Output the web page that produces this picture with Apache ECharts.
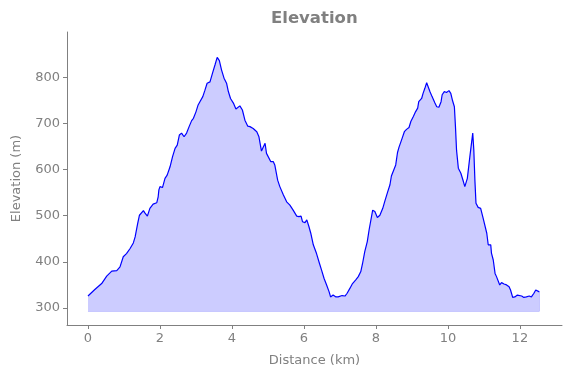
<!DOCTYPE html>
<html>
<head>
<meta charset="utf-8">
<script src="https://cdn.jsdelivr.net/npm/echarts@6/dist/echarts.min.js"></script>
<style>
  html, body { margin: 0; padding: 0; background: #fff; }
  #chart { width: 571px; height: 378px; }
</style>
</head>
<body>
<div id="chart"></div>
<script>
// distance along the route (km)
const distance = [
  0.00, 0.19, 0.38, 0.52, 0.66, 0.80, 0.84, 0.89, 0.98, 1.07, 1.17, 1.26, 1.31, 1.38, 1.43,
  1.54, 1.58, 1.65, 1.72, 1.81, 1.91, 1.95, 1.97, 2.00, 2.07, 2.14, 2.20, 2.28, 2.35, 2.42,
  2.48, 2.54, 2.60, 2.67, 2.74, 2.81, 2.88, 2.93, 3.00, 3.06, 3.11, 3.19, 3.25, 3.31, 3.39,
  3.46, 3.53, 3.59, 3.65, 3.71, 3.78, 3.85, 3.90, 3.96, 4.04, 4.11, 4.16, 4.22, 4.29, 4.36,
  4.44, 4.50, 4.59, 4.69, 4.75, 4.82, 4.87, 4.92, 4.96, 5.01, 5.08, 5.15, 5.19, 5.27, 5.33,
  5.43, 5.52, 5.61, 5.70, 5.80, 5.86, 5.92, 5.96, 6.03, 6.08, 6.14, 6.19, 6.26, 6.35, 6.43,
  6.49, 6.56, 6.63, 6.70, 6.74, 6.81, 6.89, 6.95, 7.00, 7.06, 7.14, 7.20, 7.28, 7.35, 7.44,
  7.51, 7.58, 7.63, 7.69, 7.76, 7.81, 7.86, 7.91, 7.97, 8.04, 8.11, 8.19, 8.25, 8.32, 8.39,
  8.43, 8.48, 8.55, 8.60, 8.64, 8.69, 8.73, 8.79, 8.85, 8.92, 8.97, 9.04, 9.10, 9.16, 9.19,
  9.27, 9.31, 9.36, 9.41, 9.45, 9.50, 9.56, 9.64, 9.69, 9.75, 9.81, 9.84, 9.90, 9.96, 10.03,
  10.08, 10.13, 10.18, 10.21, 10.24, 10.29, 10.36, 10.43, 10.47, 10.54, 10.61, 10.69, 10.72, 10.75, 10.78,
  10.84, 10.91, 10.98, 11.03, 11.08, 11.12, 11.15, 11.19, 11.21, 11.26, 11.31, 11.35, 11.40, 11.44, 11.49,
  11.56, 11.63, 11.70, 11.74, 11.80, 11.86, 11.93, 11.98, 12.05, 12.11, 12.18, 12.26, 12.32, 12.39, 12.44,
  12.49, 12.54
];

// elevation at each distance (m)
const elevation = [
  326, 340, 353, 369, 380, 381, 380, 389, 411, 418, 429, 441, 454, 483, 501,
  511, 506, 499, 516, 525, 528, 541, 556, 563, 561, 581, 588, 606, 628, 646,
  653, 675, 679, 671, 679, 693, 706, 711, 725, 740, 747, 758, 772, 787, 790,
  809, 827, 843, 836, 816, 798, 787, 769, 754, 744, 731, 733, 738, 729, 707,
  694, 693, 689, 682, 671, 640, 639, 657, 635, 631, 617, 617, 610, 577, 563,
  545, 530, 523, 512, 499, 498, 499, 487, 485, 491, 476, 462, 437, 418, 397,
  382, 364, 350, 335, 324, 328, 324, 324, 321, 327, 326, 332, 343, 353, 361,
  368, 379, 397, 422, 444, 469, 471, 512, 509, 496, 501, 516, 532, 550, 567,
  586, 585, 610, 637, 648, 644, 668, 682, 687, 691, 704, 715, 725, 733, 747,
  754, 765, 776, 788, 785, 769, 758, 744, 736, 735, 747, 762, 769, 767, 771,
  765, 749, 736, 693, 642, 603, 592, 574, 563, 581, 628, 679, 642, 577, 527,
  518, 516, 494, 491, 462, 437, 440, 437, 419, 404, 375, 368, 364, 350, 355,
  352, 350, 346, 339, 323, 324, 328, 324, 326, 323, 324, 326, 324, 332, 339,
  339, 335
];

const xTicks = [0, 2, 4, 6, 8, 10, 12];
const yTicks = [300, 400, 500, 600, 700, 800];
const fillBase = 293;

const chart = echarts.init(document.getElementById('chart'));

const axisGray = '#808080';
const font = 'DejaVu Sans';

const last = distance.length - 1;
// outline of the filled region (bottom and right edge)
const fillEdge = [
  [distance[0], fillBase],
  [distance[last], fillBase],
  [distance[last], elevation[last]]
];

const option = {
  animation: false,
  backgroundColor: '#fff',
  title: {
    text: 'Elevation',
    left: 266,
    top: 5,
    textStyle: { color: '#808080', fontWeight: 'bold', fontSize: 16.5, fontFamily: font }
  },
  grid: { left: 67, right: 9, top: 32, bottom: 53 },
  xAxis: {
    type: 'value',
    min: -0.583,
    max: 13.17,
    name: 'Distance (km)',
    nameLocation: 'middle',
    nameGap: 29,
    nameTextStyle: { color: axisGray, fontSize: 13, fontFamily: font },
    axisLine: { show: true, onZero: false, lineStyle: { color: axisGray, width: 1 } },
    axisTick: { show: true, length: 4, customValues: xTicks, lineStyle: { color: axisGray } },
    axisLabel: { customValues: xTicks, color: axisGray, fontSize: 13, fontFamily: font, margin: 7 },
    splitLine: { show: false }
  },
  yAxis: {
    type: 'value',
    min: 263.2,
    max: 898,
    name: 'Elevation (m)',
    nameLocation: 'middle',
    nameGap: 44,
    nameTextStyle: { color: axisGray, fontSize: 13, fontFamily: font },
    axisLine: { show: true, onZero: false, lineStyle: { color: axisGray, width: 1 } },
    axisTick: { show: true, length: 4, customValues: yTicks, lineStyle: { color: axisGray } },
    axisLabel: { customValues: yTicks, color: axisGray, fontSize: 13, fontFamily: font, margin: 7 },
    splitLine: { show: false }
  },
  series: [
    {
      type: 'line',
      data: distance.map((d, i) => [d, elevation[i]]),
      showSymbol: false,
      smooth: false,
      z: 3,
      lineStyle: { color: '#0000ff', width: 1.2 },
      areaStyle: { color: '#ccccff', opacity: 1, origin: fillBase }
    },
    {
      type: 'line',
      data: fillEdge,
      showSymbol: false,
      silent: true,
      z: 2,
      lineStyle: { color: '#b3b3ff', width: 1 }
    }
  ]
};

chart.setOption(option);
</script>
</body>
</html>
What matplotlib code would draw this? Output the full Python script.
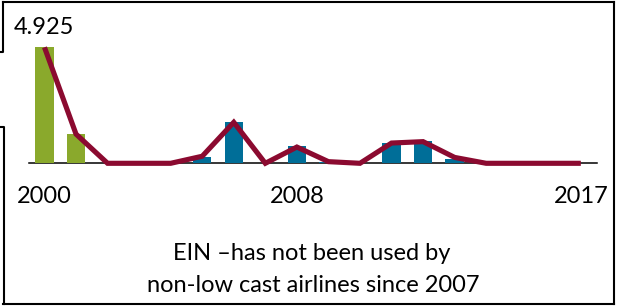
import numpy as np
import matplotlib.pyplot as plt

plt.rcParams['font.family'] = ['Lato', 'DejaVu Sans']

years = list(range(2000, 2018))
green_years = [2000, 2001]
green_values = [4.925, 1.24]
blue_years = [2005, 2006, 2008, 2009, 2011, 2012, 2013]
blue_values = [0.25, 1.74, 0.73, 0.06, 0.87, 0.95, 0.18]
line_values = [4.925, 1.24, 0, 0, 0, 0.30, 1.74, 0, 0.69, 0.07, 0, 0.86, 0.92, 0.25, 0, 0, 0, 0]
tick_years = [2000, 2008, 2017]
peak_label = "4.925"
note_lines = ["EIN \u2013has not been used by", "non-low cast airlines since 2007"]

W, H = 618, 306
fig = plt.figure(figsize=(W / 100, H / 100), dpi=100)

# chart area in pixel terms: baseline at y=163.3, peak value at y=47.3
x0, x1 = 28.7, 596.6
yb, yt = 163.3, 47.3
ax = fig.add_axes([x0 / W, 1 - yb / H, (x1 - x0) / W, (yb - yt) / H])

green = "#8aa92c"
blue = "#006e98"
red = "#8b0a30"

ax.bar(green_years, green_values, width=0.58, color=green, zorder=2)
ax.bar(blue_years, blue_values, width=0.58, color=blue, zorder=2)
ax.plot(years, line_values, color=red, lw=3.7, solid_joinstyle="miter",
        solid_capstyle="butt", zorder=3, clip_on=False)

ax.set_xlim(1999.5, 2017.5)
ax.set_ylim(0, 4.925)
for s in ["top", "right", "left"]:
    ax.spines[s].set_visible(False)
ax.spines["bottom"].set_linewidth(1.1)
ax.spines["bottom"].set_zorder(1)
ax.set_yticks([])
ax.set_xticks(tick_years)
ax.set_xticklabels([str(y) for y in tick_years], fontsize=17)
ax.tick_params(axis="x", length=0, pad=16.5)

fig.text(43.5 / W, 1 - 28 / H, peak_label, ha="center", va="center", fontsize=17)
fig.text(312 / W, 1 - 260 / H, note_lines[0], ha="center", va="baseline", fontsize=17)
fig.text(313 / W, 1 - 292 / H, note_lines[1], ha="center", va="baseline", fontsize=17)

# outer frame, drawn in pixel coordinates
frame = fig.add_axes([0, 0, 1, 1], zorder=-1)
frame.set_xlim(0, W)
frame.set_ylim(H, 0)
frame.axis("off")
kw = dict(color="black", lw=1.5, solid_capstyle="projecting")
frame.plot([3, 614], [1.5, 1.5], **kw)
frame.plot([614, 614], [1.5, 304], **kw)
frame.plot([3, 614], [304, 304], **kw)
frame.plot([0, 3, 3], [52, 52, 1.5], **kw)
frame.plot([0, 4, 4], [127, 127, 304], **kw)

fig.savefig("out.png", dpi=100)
........
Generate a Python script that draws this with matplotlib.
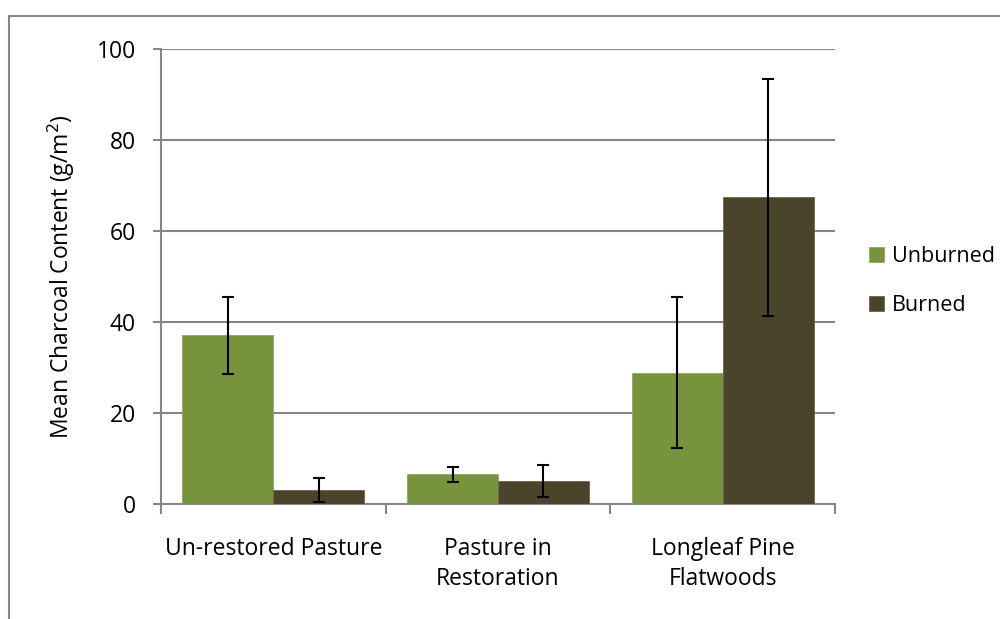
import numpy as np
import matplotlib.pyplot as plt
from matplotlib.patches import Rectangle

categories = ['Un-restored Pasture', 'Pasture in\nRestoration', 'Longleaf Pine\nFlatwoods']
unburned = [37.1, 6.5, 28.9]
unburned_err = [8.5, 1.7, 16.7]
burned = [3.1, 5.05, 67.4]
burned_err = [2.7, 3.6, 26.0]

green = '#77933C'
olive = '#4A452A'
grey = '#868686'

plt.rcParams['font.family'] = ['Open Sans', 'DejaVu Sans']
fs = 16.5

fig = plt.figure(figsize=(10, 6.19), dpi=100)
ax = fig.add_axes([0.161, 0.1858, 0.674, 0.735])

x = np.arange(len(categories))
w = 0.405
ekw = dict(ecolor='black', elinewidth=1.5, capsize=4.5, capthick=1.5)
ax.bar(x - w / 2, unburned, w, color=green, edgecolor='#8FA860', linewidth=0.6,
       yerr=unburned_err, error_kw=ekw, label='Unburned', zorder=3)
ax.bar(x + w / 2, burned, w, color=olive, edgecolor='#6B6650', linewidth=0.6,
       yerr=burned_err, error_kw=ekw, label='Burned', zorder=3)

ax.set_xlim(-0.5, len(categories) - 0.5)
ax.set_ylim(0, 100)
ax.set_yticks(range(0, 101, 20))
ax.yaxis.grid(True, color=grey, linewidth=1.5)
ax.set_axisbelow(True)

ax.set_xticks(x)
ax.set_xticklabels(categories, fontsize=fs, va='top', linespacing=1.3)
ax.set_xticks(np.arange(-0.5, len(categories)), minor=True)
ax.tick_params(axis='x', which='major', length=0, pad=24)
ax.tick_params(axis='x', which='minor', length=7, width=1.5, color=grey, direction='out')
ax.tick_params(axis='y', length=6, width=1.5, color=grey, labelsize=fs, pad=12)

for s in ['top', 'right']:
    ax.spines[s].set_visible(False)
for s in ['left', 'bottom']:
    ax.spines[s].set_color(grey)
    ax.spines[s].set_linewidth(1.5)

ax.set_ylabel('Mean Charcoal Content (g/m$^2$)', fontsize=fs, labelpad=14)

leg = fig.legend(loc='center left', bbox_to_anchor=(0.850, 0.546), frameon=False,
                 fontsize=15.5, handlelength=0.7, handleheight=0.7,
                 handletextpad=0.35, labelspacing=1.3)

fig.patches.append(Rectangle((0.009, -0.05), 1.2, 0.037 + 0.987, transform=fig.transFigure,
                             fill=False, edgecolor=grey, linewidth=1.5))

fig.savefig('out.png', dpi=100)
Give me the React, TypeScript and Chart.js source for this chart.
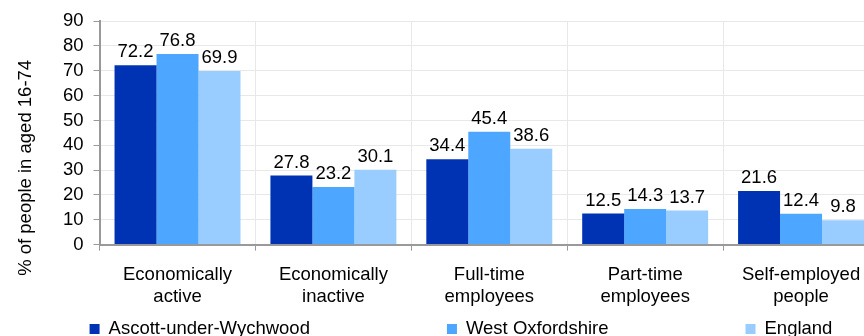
........
▶ STATED EXERCISE
The lines to print start at the line containing "What matplotlib code" and end at the line containing "fig.text(313 / W, 1"; print them exactly, both ends included, and leave out every picture.

▶ OUTPUT BELOW
What matplotlib code would draw this? Output the full Python script.
import numpy as np
import matplotlib.pyplot as plt

plt.rcParams['font.family'] = ['Lato', 'DejaVu Sans']

years = list(range(2000, 2018))
green_years = [2000, 2001]
green_values = [4.925, 1.24]
blue_years = [2005, 2006, 2008, 2009, 2011, 2012, 2013]
blue_values = [0.25, 1.74, 0.73, 0.06, 0.87, 0.95, 0.18]
line_values = [4.925, 1.24, 0, 0, 0, 0.30, 1.74, 0, 0.69, 0.07, 0, 0.86, 0.92, 0.25, 0, 0, 0, 0]
tick_years = [2000, 2008, 2017]
peak_label = "4.925"
note_lines = ["EIN \u2013has not been used by", "non-low cast airlines since 2007"]

W, H = 618, 306
fig = plt.figure(figsize=(W / 100, H / 100), dpi=100)

# chart area in pixel terms: baseline at y=163.3, peak value at y=47.3
x0, x1 = 28.7, 596.6
yb, yt = 163.3, 47.3
ax = fig.add_axes([x0 / W, 1 - yb / H, (x1 - x0) / W, (yb - yt) / H])

green = "#8aa92c"
blue = "#006e98"
red = "#8b0a30"

ax.bar(green_years, green_values, width=0.58, color=green, zorder=2)
ax.bar(blue_years, blue_values, width=0.58, color=blue, zorder=2)
ax.plot(years, line_values, color=red, lw=3.7, solid_joinstyle="miter",
        solid_capstyle="butt", zorder=3, clip_on=False)

ax.set_xlim(1999.5, 2017.5)
ax.set_ylim(0, 4.925)
for s in ["top", "right", "left"]:
    ax.spines[s].set_visible(False)
ax.spines["bottom"].set_linewidth(1.1)
ax.spines["bottom"].set_zorder(1)
ax.set_yticks([])
ax.set_xticks(tick_years)
ax.set_xticklabels([str(y) for y in tick_years], fontsize=17)
ax.tick_params(axis="x", length=0, pad=16.5)

fig.text(43.5 / W, 1 - 28 / H, peak_label, ha="center", va="center", fontsize=17)
fig.text(312 / W, 1 - 260 / H, note_lines[0], ha="center", va="baseline", fontsize=17)
fig.text(313 / W, 1 - 292 / H, note_lines[1], ha="center", va="baseline", fontsize=17)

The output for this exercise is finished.